As international measures evolve, like Border Carbon Adjustments, Canada’s carbon tax regime is key to balancing domestic climate goals with global trade. Through Border Carbon Adjustments, trading partners impose additional costs on imports from countries with lower carbon pricing. Maintaining a robust carbon price helps ensure that Canada’s domestic industries, such as oil and gas, iron and steel, are not disadvantaged in global markets.
While there have not been any significant changes to Canada’s carbon tax regime throughout 2024, it remains a critical consideration for businesses in the energy sector. The future of the carbon tax will also likely be a central issue in the 2025 federal election.
Read more here: Carbon measures in Canada | BLG
e. Canada Growth Fund
Canada Growth Fund (CGF) is a 15 billion dollar fund first introduced in the federal government’s budget for 2022. CGF promotes infrastructure investment by focusing on attracting the private capital required to scale up clean energy projects and deploy low-carbon and carbon capture technologies. To achieve this, CGF employs financial tools that help de-risk investments in strategic projects, technologies, and supply chains.
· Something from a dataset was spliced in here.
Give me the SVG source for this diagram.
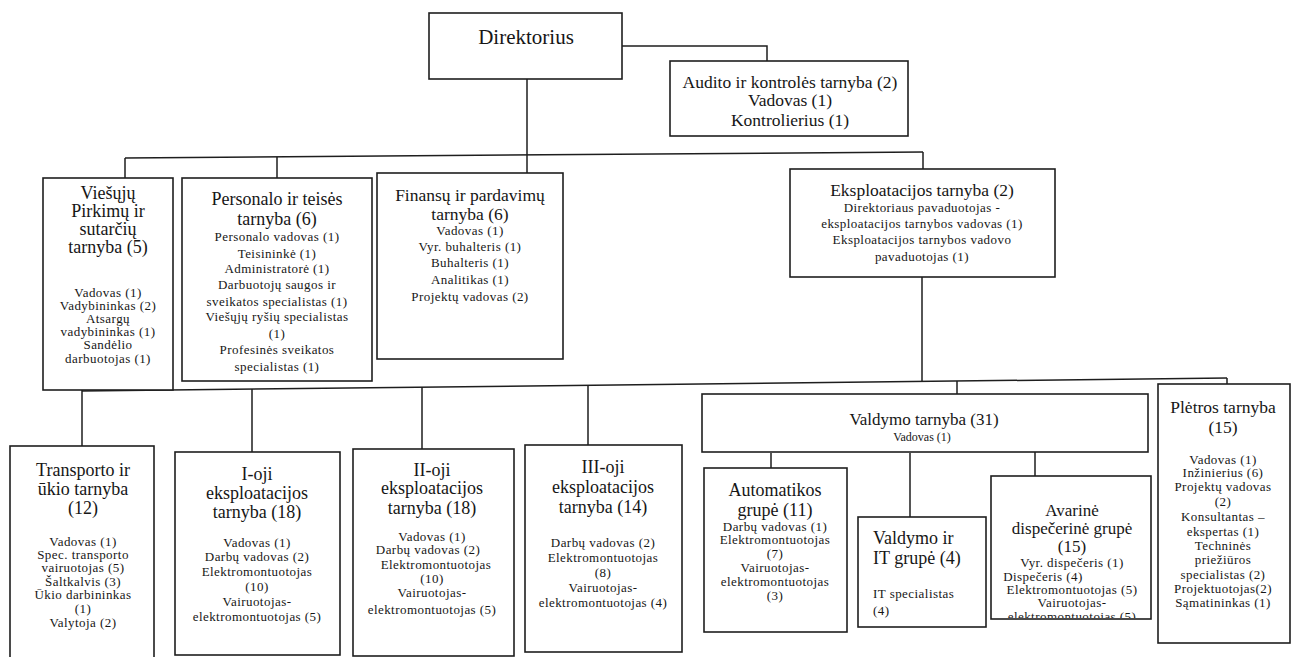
<svg xmlns="http://www.w3.org/2000/svg" width="1296" height="657" viewBox="0 0 1296 657">
<style>
.box{fill:#fff;stroke:#1e1e1e;stroke-width:1.6}
.ln{fill:none;stroke:#1e1e1e;stroke-width:1.5}
text{font-family:"Liberation Serif","Times New Roman",serif;fill:#161616;text-anchor:middle}
.h{font-size:18px}
.h17{font-size:17.5px}
.b{font-size:13px;letter-spacing:0.45px}
.l{text-anchor:start}
</style>
<defs>
<clipPath id="clipAv"><rect x="991" y="476" width="160" height="142"/></clipPath>
</defs>
<rect width="1296" height="657" fill="#fff"/>

<g id="connectors">
<polyline class="ln" points="622,46 767,46 767,61"/>
<line class="ln" x1="527" y1="79" x2="527" y2="173"/>
<line class="ln" x1="125" y1="158" x2="923" y2="152"/>
<line class="ln" x1="125" y1="158" x2="125" y2="178"/>
<line class="ln" x1="277" y1="157" x2="277" y2="178"/>
<line class="ln" x1="923" y1="152" x2="923" y2="169"/>
<line class="ln" x1="922" y1="277" x2="922" y2="381"/>
<line class="ln" x1="82" y1="391" x2="1227" y2="378"/>
<line class="ln" x1="82" y1="390" x2="82" y2="446"/>
<line class="ln" x1="252" y1="389" x2="252" y2="452"/>
<line class="ln" x1="422" y1="387" x2="422" y2="449"/>
<line class="ln" x1="588" y1="385" x2="588" y2="445"/>
<line class="ln" x1="957" y1="381" x2="957" y2="395"/>
<line class="ln" x1="1227" y1="378" x2="1227" y2="384"/>
<line class="ln" x1="771" y1="453" x2="771" y2="468"/>
<line class="ln" x1="910" y1="453" x2="910" y2="517"/>
<line class="ln" x1="1035" y1="452" x2="1035" y2="476"/>
</g>

<g id="direktorius">
<rect class="box" x="429" y="13" width="193" height="66"/>
<text x="526" y="44" style="font-size:21px">Direktorius</text>
</g>

<g id="auditas">
<rect class="box" x="670" y="61" width="238" height="75"/>
<text style="font-size:17.5px"><tspan x="790" y="88">Audito ir kontrolės tarnyba (2)</tspan><tspan x="790" y="106">Vadovas (1)</tspan><tspan x="790" y="126">Kontrolierius (1)</tspan></text>
</g>

<g id="viesieji">
<rect class="box" x="43" y="178" width="130" height="212"/>
<text class="h"><tspan x="108" y="199">Viešųjų</tspan><tspan x="108" y="217">Pirkimų ir</tspan><tspan x="108" y="235">sutarčių</tspan><tspan x="108" y="253">tarnyba (5)</tspan></text>
<text class="b"><tspan x="108" y="297">Vadovas (1)</tspan><tspan x="108" y="310">Vadybininkas (2)</tspan><tspan x="108" y="323">Atsargų</tspan><tspan x="108" y="336">vadybininkas (1)</tspan><tspan x="108" y="349">Sandėlio</tspan><tspan x="108" y="363">darbuotojas (1)</tspan></text>
</g>

<g id="personalas">
<rect class="box" x="182" y="178" width="190" height="203"/>
<text class="h"><tspan x="277" y="205">Personalo ir teisės</tspan><tspan x="277" y="225">tarnyba (6)</tspan></text>
<text class="b"><tspan x="277" y="241">Personalo vadovas (1)</tspan><tspan x="277" y="258">Teisininkė (1)</tspan><tspan x="277" y="273">Administratorė (1)</tspan><tspan x="277" y="289">Darbuotojų saugos ir</tspan><tspan x="277" y="306">sveikatos specialistas  (1)</tspan><tspan x="277" y="321">Viešųjų ryšių specialistas</tspan><tspan x="277" y="338">(1)</tspan><tspan x="277" y="354">Profesinės sveikatos</tspan><tspan x="277" y="371">specialistas (1)</tspan></text>
</g>

<g id="finansai">
<rect class="box" x="377" y="173" width="186" height="186"/>
<text class="h17"><tspan x="470" y="201">Finansų ir pardavimų</tspan><tspan x="470" y="220">tarnyba (6)</tspan></text>
<text class="b"><tspan x="470" y="235">Vadovas (1)</tspan><tspan x="470" y="251">Vyr. buhalteris (1)</tspan><tspan x="470" y="267">Buhalteris (1)</tspan><tspan x="470" y="284">Analitikas (1)</tspan><tspan x="470" y="301">Projektų vadovas (2)</tspan></text>
</g>

<g id="eksploatacija">
<rect class="box" x="790" y="169" width="265" height="108"/>
<text class="h17"><tspan x="922" y="196">Eksploatacijos tarnyba (2)</tspan></text>
<text class="b"><tspan x="922" y="212">Direktoriaus pavaduotojas -</tspan><tspan x="922" y="228">eksploatacijos tarnybos vadovas (1)</tspan><tspan x="922" y="244">Eksploatacijos tarnybos vadovo</tspan><tspan x="922" y="261">pavaduotojas (1)</tspan></text>
</g>

<g id="transportas">
<rect class="box" x="10" y="446" width="144" height="215"/>
<text class="h"><tspan x="83" y="476">Transporto  ir</tspan><tspan x="83" y="495">ūkio tarnyba</tspan><tspan x="83" y="514">(12)</tspan></text>
<text class="b"><tspan x="83" y="546">Vadovas (1)</tspan><tspan x="83" y="559">Spec. transporto</tspan><tspan x="83" y="572">vairuotojas (5)</tspan><tspan x="83" y="586">Šaltkalvis (3)</tspan><tspan x="83" y="599">Ūkio darbininkas</tspan><tspan x="83" y="613">(1)</tspan><tspan x="83" y="627">Valytoja (2)</tspan></text>
</g>

<g id="eksp1">
<rect class="box" x="175" y="452" width="165" height="203"/>
<text class="h"><tspan x="257" y="480">I-oji</tspan><tspan x="257" y="499">eksploatacijos</tspan><tspan x="257" y="518">tarnyba (18)</tspan></text>
<text class="b"><tspan x="257" y="547">Vadovas (1)</tspan><tspan x="257" y="561">Darbų vadovas (2)</tspan><tspan x="257" y="576">Elektromontuotojas</tspan><tspan x="257" y="591">(10)</tspan><tspan x="257" y="606">Vairuotojas-</tspan><tspan x="257" y="621">elektromontuotojas (5)</tspan></text>
</g>

<g id="eksp2">
<rect class="box" x="353" y="449" width="161" height="207"/>
<text class="h"><tspan x="432" y="476">II-oji</tspan><tspan x="432" y="494">eksploatacijos</tspan><tspan x="432" y="514">tarnyba (18)</tspan></text>
<text class="b"><tspan x="432" y="541">Vadovas (1)</tspan><tspan x="428" y="554">Darbų vadovas (2)</tspan><tspan x="436" y="569">Elektromontuotojas</tspan><tspan x="432" y="583">(10)</tspan><tspan x="432" y="597">Vairuotojas-</tspan><tspan x="432" y="614">elektromontuotojas (5)</tspan></text>
</g>

<g id="eksp3">
<rect class="box" x="525" y="445" width="157" height="207"/>
<text class="h"><tspan x="603" y="473">III-oji</tspan><tspan x="603" y="493">eksploatacijos</tspan><tspan x="603" y="513">tarnyba (14)</tspan></text>
<text class="b"><tspan x="603" y="547">Darbų vadovas (2)</tspan><tspan x="603" y="562">Elektromontuotojas</tspan><tspan x="603" y="577">(8)</tspan><tspan x="603" y="592">Vairuotojas-</tspan><tspan x="603" y="607">elektromontuotojas (4)</tspan></text>
</g>

<g id="valdymas">
<rect class="box" x="702" y="394" width="446" height="58"/>
<text><tspan x="924" y="425" style="font-size:17px">Valdymo tarnyba (31)</tspan><tspan x="922" y="441" style="font-size:12px">Vadovas (1)</tspan></text>
</g>

<g id="automatika">
<rect class="box" x="704" y="468" width="143" height="164"/>
<text class="h"><tspan x="775" y="496">Automatikos</tspan><tspan x="775" y="516">grupė (11)</tspan></text>
<text class="b"><tspan x="775" y="531">Darbų vadovas (1)</tspan><tspan x="775" y="544">Elektromontuotojas</tspan><tspan x="775" y="558">(7)</tspan><tspan x="775" y="572">Vairuotojas-</tspan><tspan x="775" y="586">elektromontuotojas</tspan><tspan x="775" y="600">(3)</tspan></text>
</g>

<g id="valdymas-it">
<rect class="box" x="858" y="517" width="128" height="110"/>
<text class="h l"><tspan x="873" y="544">Valdymo ir</tspan><tspan x="873" y="564">IT grupė (4)</tspan></text>
<text class="b l"><tspan x="873" y="598">IT specialistas</tspan><tspan x="873" y="615">(4)</tspan></text>
</g>

<g id="avarine">
<rect class="box" x="991" y="476" width="160" height="143"/>
<text style="font-size:17px"><tspan x="1072" y="516">Avarinė</tspan><tspan x="1072" y="534">dispečerinė grupė</tspan><tspan x="1072" y="552">(15)</tspan></text>
<text class="b" clip-path="url(#clipAv)"><tspan x="1072" y="567">Vyr. dispečeris (1)</tspan><tspan x="1043" y="581">Dispečeris (4)</tspan><tspan x="1072" y="594">Elektromontuotojas (5)</tspan><tspan x="1072" y="607">Vairuotojas-</tspan><tspan x="1072" y="621">elektromontuotojas (5)</tspan></text>
</g>

<g id="pletra">
<rect class="box" x="1158" y="384" width="132" height="259"/>
<text class="h17"><tspan x="1223" y="413">Plėtros tarnyba</tspan><tspan x="1223" y="433">(15)</tspan></text>
<text class="b"><tspan x="1223" y="464">Vadovas (1)</tspan><tspan x="1223" y="477">Inžinierius (6)</tspan><tspan x="1223" y="491">Projektų vadovas</tspan><tspan x="1223" y="506">(2)</tspan><tspan x="1223" y="521">Konsultantas –</tspan><tspan x="1223" y="536">ekspertas (1)</tspan><tspan x="1223" y="550">Techninės</tspan><tspan x="1223" y="564">priežiūros</tspan><tspan x="1223" y="579">specialistas (2)</tspan><tspan x="1223" y="593">Projektuotojas(2)</tspan><tspan x="1223" y="607">Sąmatininkas (1)</tspan></text>
</g>
</svg>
One key tool is contracts for difference, which lock in future carbon prices and give businesses more predictability for their emission reducing projects.
Since its introduction in 2023, CGF has completed 11 transactions across 5 provinces, which includes the recently announced investments in Hydrostor’s advanced compressed air energy storage projects and Longbow Capital’s Energy Transition Fund II. In 2025, those in the carbon capture space are positioned best to benefit from the CGF and its strategic investments.